One such product is Eclat Extraordinaire, the high-performance signature beauty balm from La Fervance, whose ingredients list includes conflict-free 23 carat gold dust. “Given the luxurious textures, intended efficacies and capabilities of the Eclat Extraordinaire, we chose not to pursue a 100% organic route, as these outcomes would not have been achievable,” explains Obeid. Nonetheless, the brand’s combined COSMOS NATURAL, Butterfly Mark and Cosmebio certifications reflect its commitment to sustainable ingredients. “Being a brand built on authenticity and transparency, we outline the provenance of each ingredient – primarily sourced from Australia and France – as well as the composition and the extraction methods. Ethical sourcing, ingredient quality and production processes are imperative to our brand values.”
How do brands win over the cynics who still perceive ‘organic’ as little more than an expensive buzzword?
Dr Spiezia believes emphasising the environmental benefits helps to convince customers. “The world is extremely polluted, due to choices made globally in the last few decades and it is now so obvious that we are all paying the consequences,” he says. “More and more, the formerly sceptical are realising how badly the chemical industries have contributed to that damage, and that it is essential to go back to nature.”
It also helps to make cosmetics that feel as good on the skin as they do on the conscience. While ‘organic’ might formerly have conjured up images of wonky carrots and rustic formulas, the newest generation of clean beauty brands combine science and nature to achieve something truly luxurious. The idea that science must battle with nature on our bathroom shelves is fast becoming outdated, as some of the most innovative, high-performing brands on the market draw their technical know-how from natural processes that have been going on for millennia. “Some still associate organic with something which is not ‘perfect’, but is better for you. However, we believe nature is perfect,” says Dr Spiezia. “Truly organic means fond respect for nature’s perfection – something whole and not contaminated by man-made chemicals/synthetics.”

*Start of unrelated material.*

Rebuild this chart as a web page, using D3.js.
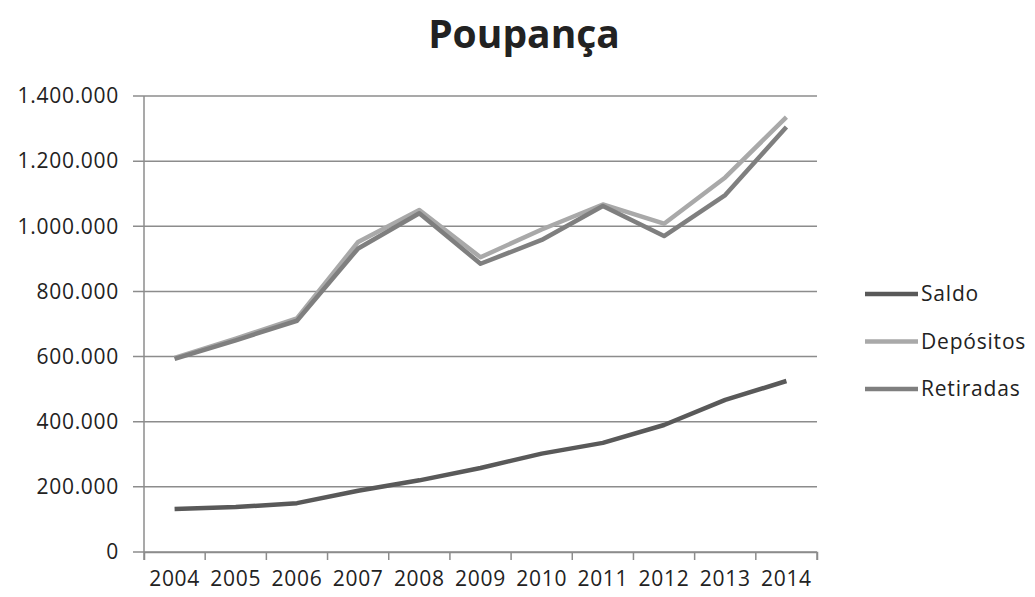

There’s poetry and philosophy in organic beauty, too. “An apple picked from the tree is very different from an apple made in a lab. The first is the result of millions of years of evolution and a long, complex cycle involving sun, wind, minerals, soil and seasons. The second is a chemical copy,” says Dr Spiezia. “They can both look similar, taste similar and even contain similar minerals, but the first has a story.”
Organic September is a chance to share those stories. But the first step is establishing language we can trust, and helping consumers learn to read beyond the label.